** Begin **

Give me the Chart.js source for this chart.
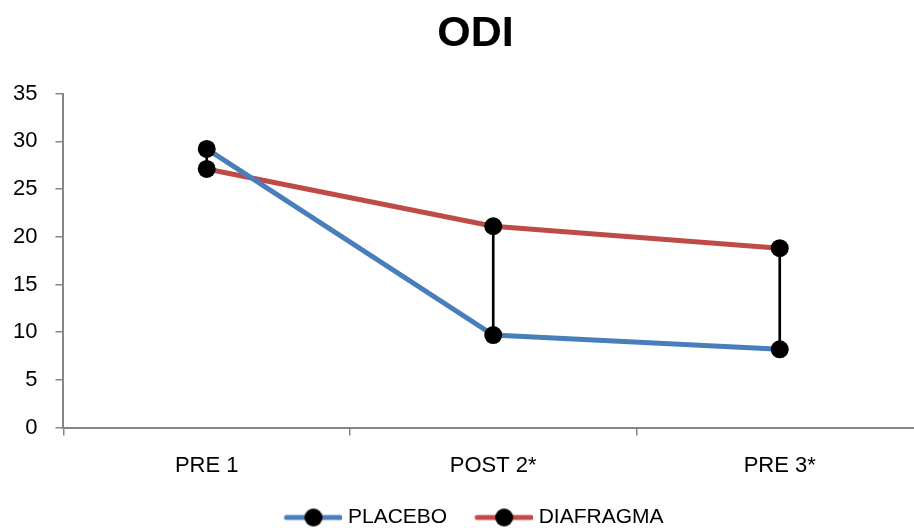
<!DOCTYPE html>
<html lang="es">
<head>
  <meta charset="UTF-8">
  <title>ODI</title>
  <script src="https://cdn.jsdelivr.net/npm/chart.js"></script>
  <style>
    html, body { margin: 0; padding: 0; background: #fff; overflow: hidden; }
    /* the plot runs slightly past the right edge in the original, so the canvas is cropped */
    #wrap { width: 914px; height: 528px; overflow: hidden; }
    #odiChart { margin-left: -5px; display: block; }
  </style>
</head>
<body>
  <div id="wrap"><canvas id="odiChart" width="937" height="538"></canvas></div>

  <script>
    // values
    const categories = ['PRE 1', 'POST 2*', 'PRE 3*'];
    const placebo    = [29.2, 9.7, 8.2];
    const diafragma  = [27.1, 21.1, 18.8];
    const yTicks     = { min: 0, max: 35, step: 5 };

    const BLUE = '#4A7EBB';
    const RED  = '#BE4B48';
    const AXIS = '#868686';
    const FONT = "'Liberation Sans', Arial, sans-serif";

    // high-low lines between the two series, as thin floating bars
    const hiLo = categories.map((c, i) => [Math.min(placebo[i], diafragma[i]), Math.max(placebo[i], diafragma[i])]);

    // legend swatch: blank lead-in, then a line with a black dot in the middle
    // (image is 10px wider than the legend box so the line sits closer to the text)
    function swatch(color) {
      const c = document.createElement('canvas');
      c.width = 80; c.height = 20;
      const g = c.getContext('2d');
      g.strokeStyle = color; g.lineWidth = 5; g.lineCap = 'round';
      g.beginPath(); g.moveTo(24, 10); g.lineTo(78, 10); g.stroke();
      g.fillStyle = '#000';
      g.beginPath(); g.arc(51, 10, 9, 0, Math.PI * 2); g.fill();
      return c;
    }
    const swatches = [swatch(BLUE), swatch(RED)];

    // nudge title and legend to the right, as in the original
    const shiftBlocks = {
      id: 'shiftBlocks',
      afterLayout(chart) {
        chart.titleBlock.left += 12; chart.titleBlock.right += 12;
        chart.legend.left += 2; chart.legend.right += 2;
      }
    };

    const ctx = document.getElementById('odiChart').getContext('2d');
    new Chart(ctx, {
      data: {
        labels: categories,
        datasets: [
          { type: 'line', label: 'PLACEBO', data: placebo, borderColor: BLUE, borderWidth: 5,
            pointRadius: 9, pointHoverRadius: 9, pointBackgroundColor: '#000', pointBorderColor: '#000',
            pointBorderWidth: 0, tension: 0, order: 1 },
          { type: 'line', label: 'DIAFRAGMA', data: diafragma, borderColor: RED, borderWidth: 5,
            pointRadius: 9, pointHoverRadius: 9, pointBackgroundColor: '#000', pointBorderColor: '#000',
            pointBorderWidth: 0, tension: 0, order: 1 },
          { type: 'bar', label: 'hilo', data: hiLo, backgroundColor: '#000', barThickness: 2, order: 2,
            grouped: false }
        ]
      },
      plugins: [shiftBlocks],
      options: {
        responsive: false,
        animation: false,
        layout: { padding: { left: 0, right: 0, top: 6, bottom: 0 } },
        plugins: {
          title: {
            display: true, text: 'ODI', color: '#000',
            font: { family: FONT, size: 43, weight: 'bold' },
            padding: { top: 2, bottom: 34 }
          },
          legend: {
            position: 'bottom',
            labels: {
              color: '#000',
              font: { family: FONT, size: 21 },
              usePointStyle: true,
              pointStyleWidth: 70,
              padding: 11,
              generateLabels(chart) {
                return chart.data.datasets.slice(0, 2).map((ds, i) => ({
                  text: ds.label, datasetIndex: i, pointStyle: swatches[i],
                  fillStyle: ds.borderColor, strokeStyle: ds.borderColor, lineWidth: 0, hidden: false
                }));
              }
            }
          },
          tooltip: { enabled: false }
        },
        scales: {
          x: {
            offset: true,
            grid: { offset: true, drawOnChartArea: false, drawTicks: true, tickLength: 8, color: AXIS, lineWidth: 1.5 },
            border: { color: AXIS, width: 2 },
            ticks: { color: '#000', font: { family: FONT, size: 22 }, padding: 17 }
          },
          y: {
            min: yTicks.min, max: yTicks.max,
            grid: { drawOnChartArea: false, drawTicks: true, tickLength: 8, color: AXIS, lineWidth: 1.5 },
            border: { color: AXIS, width: 2 },
            ticks: { stepSize: yTicks.step, color: '#000', font: { family: FONT, size: 22 }, padding: 18 }
          }
        }
      }
    });
  </script>
</body>
</html>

** End **

* _What is expected_: The lines from the start of the data through the line that contains "const hiLo = categories.map((c, i)" are to be returned exactly, please, with both ends included and every picture left out.

* _Answer to this exercise_:
Give me the Chart.js source for this chart.
<!DOCTYPE html>
<html lang="es">
<head>
  <meta charset="UTF-8">
  <title>ODI</title>
  <script src="https://cdn.jsdelivr.net/npm/chart.js"></script>
  <style>
    html, body { margin: 0; padding: 0; background: #fff; overflow: hidden; }
    /* the plot runs slightly past the right edge in the original, so the canvas is cropped */
    #wrap { width: 914px; height: 528px; overflow: hidden; }
    #odiChart { margin-left: -5px; display: block; }
  </style>
</head>
<body>
  <div id="wrap"><canvas id="odiChart" width="937" height="538"></canvas></div>

  <script>
    // values
    const categories = ['PRE 1', 'POST 2*', 'PRE 3*'];
    const placebo    = [29.2, 9.7, 8.2];
    const diafragma  = [27.1, 21.1, 18.8];
    const yTicks     = { min: 0, max: 35, step: 5 };

    const BLUE = '#4A7EBB';
    const RED  = '#BE4B48';
    const AXIS = '#868686';
    const FONT = "'Liberation Sans', Arial, sans-serif";

    // high-low lines between the two series, as thin floating bars
    const hiLo = categories.map((c, i) => [Math.min(placebo[i], diafragma[i]), Math.max(placebo[i], diafragma[i])]);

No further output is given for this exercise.